# GIVEN RECORDS:
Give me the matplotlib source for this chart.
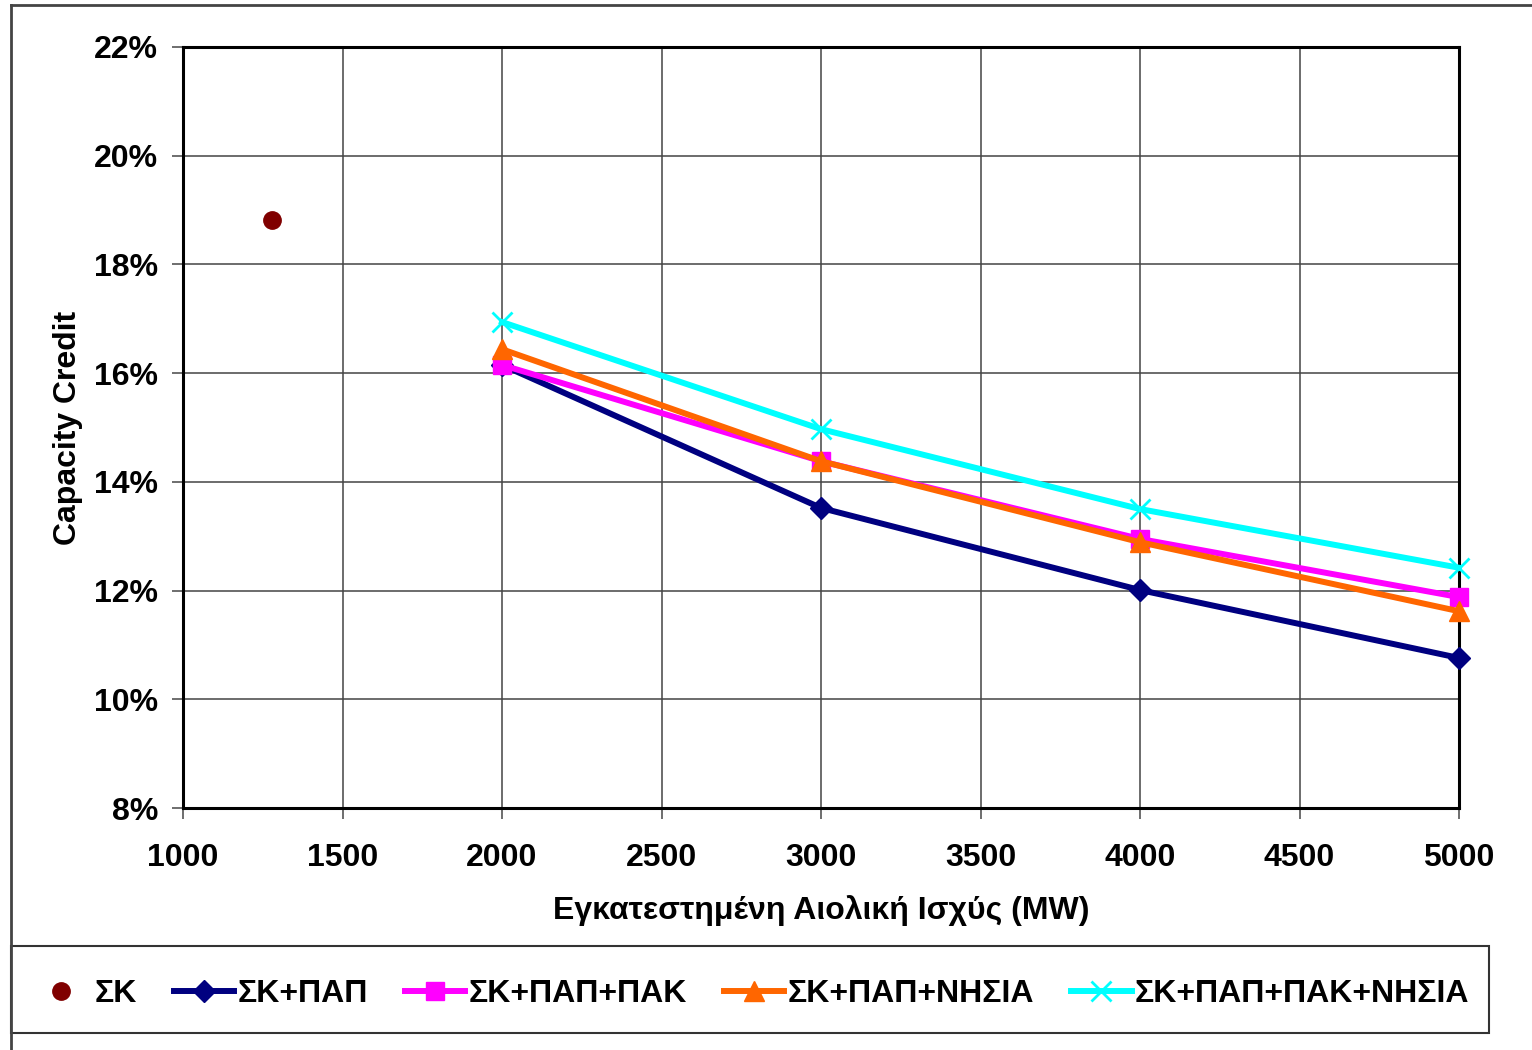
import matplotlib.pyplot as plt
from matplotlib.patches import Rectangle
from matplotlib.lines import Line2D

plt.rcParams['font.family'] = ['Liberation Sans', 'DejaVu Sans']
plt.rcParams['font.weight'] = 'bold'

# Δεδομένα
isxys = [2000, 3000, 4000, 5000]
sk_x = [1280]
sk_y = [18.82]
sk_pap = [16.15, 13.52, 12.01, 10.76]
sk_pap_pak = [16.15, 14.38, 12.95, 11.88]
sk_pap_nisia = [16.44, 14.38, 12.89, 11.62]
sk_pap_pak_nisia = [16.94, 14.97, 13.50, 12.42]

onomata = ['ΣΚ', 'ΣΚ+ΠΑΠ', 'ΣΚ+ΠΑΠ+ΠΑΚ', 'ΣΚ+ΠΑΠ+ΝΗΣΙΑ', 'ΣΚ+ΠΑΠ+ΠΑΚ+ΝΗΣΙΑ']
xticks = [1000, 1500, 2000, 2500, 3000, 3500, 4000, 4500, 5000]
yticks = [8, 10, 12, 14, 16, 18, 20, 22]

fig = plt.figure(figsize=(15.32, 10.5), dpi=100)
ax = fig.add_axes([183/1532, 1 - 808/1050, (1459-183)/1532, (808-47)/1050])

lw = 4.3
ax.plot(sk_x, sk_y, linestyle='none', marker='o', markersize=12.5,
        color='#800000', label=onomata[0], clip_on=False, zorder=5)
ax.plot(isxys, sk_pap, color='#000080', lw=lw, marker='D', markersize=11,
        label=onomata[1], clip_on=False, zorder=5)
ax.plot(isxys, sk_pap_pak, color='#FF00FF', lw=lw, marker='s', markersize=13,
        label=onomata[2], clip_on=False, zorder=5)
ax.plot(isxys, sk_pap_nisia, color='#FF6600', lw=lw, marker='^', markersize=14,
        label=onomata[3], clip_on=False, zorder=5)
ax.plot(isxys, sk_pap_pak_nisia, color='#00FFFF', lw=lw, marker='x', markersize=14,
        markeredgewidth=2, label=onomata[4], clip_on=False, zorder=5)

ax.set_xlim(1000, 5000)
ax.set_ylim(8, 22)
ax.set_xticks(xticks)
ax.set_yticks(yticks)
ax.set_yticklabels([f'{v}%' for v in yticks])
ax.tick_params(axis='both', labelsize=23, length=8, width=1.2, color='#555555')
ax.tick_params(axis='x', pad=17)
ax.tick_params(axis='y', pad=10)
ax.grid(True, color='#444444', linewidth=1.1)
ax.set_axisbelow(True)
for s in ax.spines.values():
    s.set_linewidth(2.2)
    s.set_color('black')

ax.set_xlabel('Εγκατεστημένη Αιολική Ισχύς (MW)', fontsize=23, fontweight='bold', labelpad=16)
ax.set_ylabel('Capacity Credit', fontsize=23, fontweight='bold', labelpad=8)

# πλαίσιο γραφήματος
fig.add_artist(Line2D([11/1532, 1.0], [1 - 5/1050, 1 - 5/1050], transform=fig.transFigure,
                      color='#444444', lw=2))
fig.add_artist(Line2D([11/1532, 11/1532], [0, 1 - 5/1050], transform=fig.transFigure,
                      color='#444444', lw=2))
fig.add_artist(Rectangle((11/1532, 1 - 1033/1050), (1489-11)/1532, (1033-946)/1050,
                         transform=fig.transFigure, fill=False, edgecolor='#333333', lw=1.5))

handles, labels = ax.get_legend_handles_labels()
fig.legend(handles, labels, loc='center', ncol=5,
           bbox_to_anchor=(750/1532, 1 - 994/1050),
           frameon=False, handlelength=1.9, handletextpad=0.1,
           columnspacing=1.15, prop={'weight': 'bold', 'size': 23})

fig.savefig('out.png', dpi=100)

==

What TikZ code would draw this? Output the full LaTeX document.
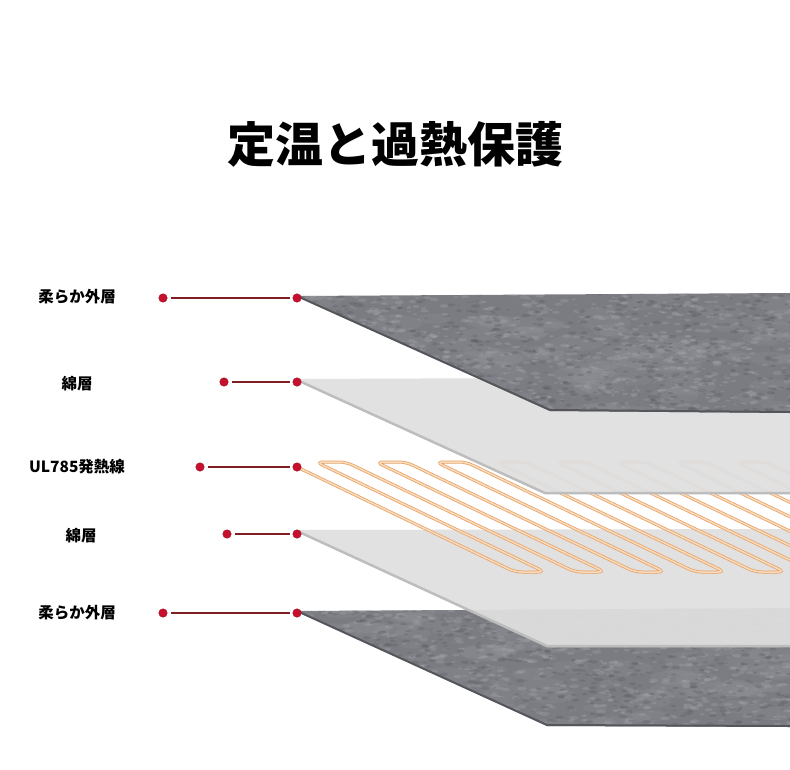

==

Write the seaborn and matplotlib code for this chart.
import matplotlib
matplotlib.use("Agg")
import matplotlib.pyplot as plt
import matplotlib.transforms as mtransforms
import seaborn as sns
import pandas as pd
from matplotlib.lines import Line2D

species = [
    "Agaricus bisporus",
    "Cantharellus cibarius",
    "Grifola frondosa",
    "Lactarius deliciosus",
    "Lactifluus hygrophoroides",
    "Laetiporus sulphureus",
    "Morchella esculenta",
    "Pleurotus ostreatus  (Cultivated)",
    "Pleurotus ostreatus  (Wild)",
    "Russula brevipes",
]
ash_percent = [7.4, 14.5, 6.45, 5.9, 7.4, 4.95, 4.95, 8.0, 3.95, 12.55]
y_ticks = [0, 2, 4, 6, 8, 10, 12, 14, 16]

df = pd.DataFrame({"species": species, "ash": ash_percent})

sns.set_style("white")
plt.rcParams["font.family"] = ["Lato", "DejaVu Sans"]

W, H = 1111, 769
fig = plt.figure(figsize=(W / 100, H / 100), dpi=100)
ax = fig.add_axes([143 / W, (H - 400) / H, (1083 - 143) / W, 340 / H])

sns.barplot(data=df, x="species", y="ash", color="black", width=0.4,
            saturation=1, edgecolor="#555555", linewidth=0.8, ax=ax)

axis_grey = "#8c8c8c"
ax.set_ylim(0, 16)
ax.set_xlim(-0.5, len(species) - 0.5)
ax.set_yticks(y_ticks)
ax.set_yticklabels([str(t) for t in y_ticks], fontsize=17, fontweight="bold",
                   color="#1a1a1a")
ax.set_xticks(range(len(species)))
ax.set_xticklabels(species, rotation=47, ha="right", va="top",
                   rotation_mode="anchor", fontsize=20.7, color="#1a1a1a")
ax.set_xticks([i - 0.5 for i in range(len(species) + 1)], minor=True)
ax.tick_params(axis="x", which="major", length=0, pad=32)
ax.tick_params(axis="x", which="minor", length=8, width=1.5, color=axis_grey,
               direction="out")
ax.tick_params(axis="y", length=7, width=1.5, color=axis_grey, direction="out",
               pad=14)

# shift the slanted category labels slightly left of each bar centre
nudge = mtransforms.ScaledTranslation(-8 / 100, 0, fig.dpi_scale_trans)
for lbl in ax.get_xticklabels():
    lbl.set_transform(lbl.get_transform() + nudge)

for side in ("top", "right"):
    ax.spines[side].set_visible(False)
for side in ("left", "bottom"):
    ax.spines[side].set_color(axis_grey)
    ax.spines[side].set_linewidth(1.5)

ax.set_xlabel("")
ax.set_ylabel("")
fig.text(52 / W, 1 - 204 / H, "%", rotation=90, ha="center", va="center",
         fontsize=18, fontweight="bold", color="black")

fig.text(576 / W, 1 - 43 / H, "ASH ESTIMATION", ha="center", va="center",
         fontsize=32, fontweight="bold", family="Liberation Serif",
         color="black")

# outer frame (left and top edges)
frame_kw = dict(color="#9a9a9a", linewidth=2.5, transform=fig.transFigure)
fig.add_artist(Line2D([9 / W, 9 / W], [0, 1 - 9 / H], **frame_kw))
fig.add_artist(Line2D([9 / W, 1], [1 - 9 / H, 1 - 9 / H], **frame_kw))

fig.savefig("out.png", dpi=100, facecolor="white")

# STATED EXERCISE:
Using the data above, which lines fall from the one with "Give me the matplotlib source for this chart." through the one with "yticks = [8, 10, 12, 14, 16, 18, 20, 22]"? Repeat them exactly, ends included, minus any pictures.

# COMPLETED TASK:
Give me the matplotlib source for this chart.
import matplotlib.pyplot as plt
from matplotlib.patches import Rectangle
from matplotlib.lines import Line2D

plt.rcParams['font.family'] = ['Liberation Sans', 'DejaVu Sans']
plt.rcParams['font.weight'] = 'bold'

# Δεδομένα
isxys = [2000, 3000, 4000, 5000]
sk_x = [1280]
sk_y = [18.82]
sk_pap = [16.15, 13.52, 12.01, 10.76]
sk_pap_pak = [16.15, 14.38, 12.95, 11.88]
sk_pap_nisia = [16.44, 14.38, 12.89, 11.62]
sk_pap_pak_nisia = [16.94, 14.97, 13.50, 12.42]

onomata = ['ΣΚ', 'ΣΚ+ΠΑΠ', 'ΣΚ+ΠΑΠ+ΠΑΚ', 'ΣΚ+ΠΑΠ+ΝΗΣΙΑ', 'ΣΚ+ΠΑΠ+ΠΑΚ+ΝΗΣΙΑ']
xticks = [1000, 1500, 2000, 2500, 3000, 3500, 4000, 4500, 5000]
yticks = [8, 10, 12, 14, 16, 18, 20, 22]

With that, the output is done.